Comparison: Why Jokes Stick and Definitions Fail
| Feature | The Joke | The Definition |
|---|---|---|
| Structure | Narrative (Setup + Payoff) | Linear / Static |
| Emotion | High (Laughter/Surprise) | Low / Neutral |
| Engagement | Active (You participate) | Passive (You observe) |
| Context | Relevant to life | Often abstract |
The Avoidance Guide: Mistakes That Kill Retention
Most students and professionals make the mistake of thinking that “focus” equals “intensity.” They stare at the page, furrow their brows, and try to force the information in. This is exactly what you shouldn’t do. When you force your brain to work against its natural preferences, it rebels. It stops processing.
Avoid these traps:
- The Highlighter Trap: Highlighting everything makes everything seem equally important. Nothing stands out.

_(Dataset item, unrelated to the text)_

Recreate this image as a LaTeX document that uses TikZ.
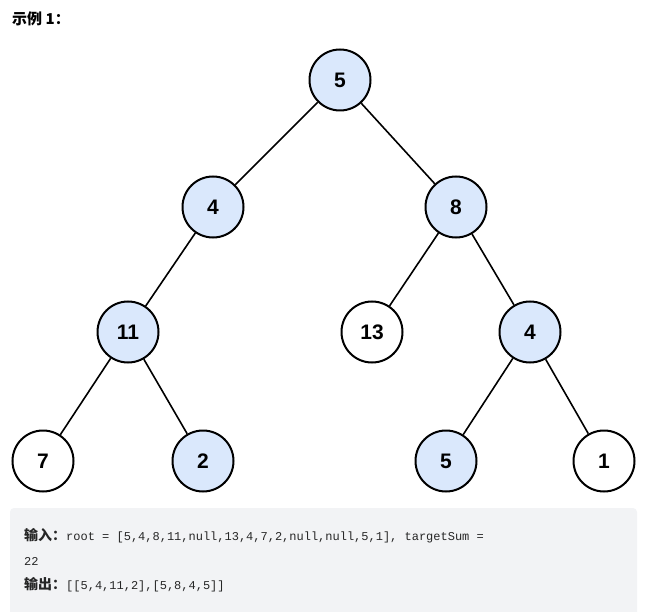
\documentclass[tikz,border=0pt]{standalone}
\usepackage{fontspec}
\setmainfont{Liberation Sans}
\setmonofont{Liberation Mono}
\newfontfamily\cjk{Noto Sans CJK SC}
\usepackage{xcolor}
\usepackage{tikz}

\definecolor{nodeblue}{HTML}{DAE8FC}
\definecolor{codebg}{HTML}{F2F3F5}
\definecolor{codetext}{HTML}{262626}

\begin{document}
\begin{tikzpicture}[x=1pt,y=-1pt,
  onpath/.style={circle,draw,line width=2pt,minimum size=61pt,inner sep=0pt,
    fill=nodeblue,font=\bfseries\fontsize{21}{21}\selectfont},
  offpath/.style={onpath,fill=white},
  edge/.style={line width=1.6pt},
  codeline/.style={anchor=base west,inner sep=0pt,text=codetext,
    font=\ttfamily\fontsize{12}{12}\selectfont},
  cjklabel/.style={font=\cjk\bfseries\fontsize{15}{15}\selectfont}]
  \useasboundingbox (0,0) rectangle (650,612);
  % title
  \node[anchor=base west,inner sep=0pt,cjklabel] (title) at (12,25) {示例 1：};
  % tree
  \node[onpath] (r) at (340,80) {5};
  \node[onpath] (a) at (213,207) {4};
  \node[onpath] (b) at (456,207) {8};
  \node[onpath] (aa) at (128,332) {11};
  \node[offpath] (ba) at (372,332) {13};
  \node[onpath] (bb) at (530,332) {4};
  \node[offpath] (aaa) at (43,461) {7};
  \node[onpath] (aab) at (203,461) {2};
  \node[onpath] (bba) at (446,461) {5};
  \node[offpath] (bbb) at (604,461) {1};
  \draw[edge] (r) -- (a);
  \draw[edge] (r) -- (b);
  \draw[edge] (a) -- (aa);
  \draw[edge] (b) -- (ba);
  \draw[edge] (b) -- (bb);
  \draw[edge] (aa) -- (aaa);
  \draw[edge] (aa) -- (aab);
  \draw[edge] (bb) -- (bba);
  \draw[edge] (bb) -- (bbb);
  % example box
  \fill[codebg] (10,612) [rounded corners=4pt] -- (10,508) -- (637,508)
    [sharp corners] -- (637,612) -- cycle;
  \node[codeline] (input) at (24,540)
    {{\cjk\bfseries\fontsize{14}{14}\selectfont 输入：}root = [5,4,8,11,null,13,4,7,2,null,null,5,1], targetSum =};
  \node[codeline] (input2) at (24,565) {22};
  \node[codeline] (output) at (24,589)
    {{\cjk\bfseries\fontsize{14}{14}\selectfont 输出：}[[5,4,11,2],[5,8,4,5]]};
\end{tikzpicture}
\end{document}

- The Passive Re-read: Simply reading over notes is the lowest form of learning. You are just recognizing the words, not learning them.
- Ignoring the Logic: Never memorize a definition without understanding the “why” behind the words. If you understand the cause and effect, you don’t need to memorize the wording.
- Distraction Clutter: Trying to study while checking your phone fragments your attention. Jokes are remembered because we are fully present for them. Give your studies that same presence.
Conclusion
You remember jokes because your brain is a social creature that loves a good story, a sudden twist, and a bit of emotional payoff. Definitions are only difficult to remember because we treat them as aliens in our minds. By adding a little bit of your own personality, a touch of absurdity, and a commitment to understanding the “logic” rather than the “wording,” you can make any concept as easy to recall as your favorite stand-up routine. Stop fighting your brain’s natural tendencies and start using them to your advantage. What is the one concept you are struggling with right now? Try applying the “Gossip” method—explain it to an imaginary friend in the most casual way possible—and see if it sticks.